Para elaborá-lo, qualquer indivíduo com idade igual ou superior a 16 anos e que esteja em plena capacidade de manifestar sua vontade pode fazê-lo. É obrigatória a presença de duas testemunhas idôneas durante o processo, as quais não podem ter qualquer grau de parentesco com o beneficiário da herança.
Por fim, é recomendável buscar orientação jurídica especializada, de modo que o planejamento seja compatível com as normas vigentes e com as particularidades de cada ativo digital.
- Leia também: ITCMD: como funciona o imposto sobre heranças
Tendência de regulamentação da herança digital
Em um movimento para modernizar o Código Civil brasileiro, o Projeto de Lei 4/2025, de autoria do senador Rodrigo Pacheco (PSD/MG), propõe a inclusão do direito civil digital. Entre seus objetivos primários está a regulamentação clara de como ativos e bens em formato digital poderão ser transferidos em casos de falecimento.
A proposta legislativa visa estabelecer um critério de valor econômico apreciável para a sucessão.

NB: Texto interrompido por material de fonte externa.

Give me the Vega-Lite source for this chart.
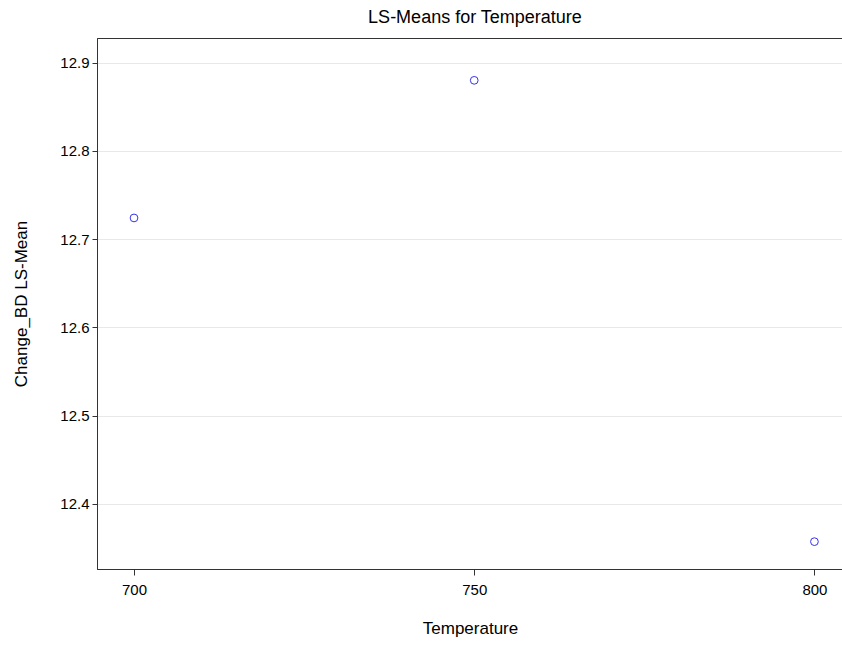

Assim, senhas, perfis e ativos digitais só seriam transmitidos aos herdeiros se tivessem comprovado valor financeiro. Em contrapartida, o projeto veda o acesso a mensagens privadas do falecido, garantindo a preservação de sua privacidade mesmo após o óbito.
Contudo, essa delimitação gera um dilema prático. Informações cruciais para a gestão de bens e finanças — além de registros de valor afetivo — frequentemente estão contidas justamente em e-mails, aplicativos de mensagens e outras contas digitais privadas.
Embora o projeto já tenha sido apresentado, ele ainda não entrou em tramitação. Diante dessa indefinição legal, a responsabilidade recai sobre o próprio investidor, que deve tomar medidas proativas de planejamento para assegurar a sucessão de seu patrimônio digital.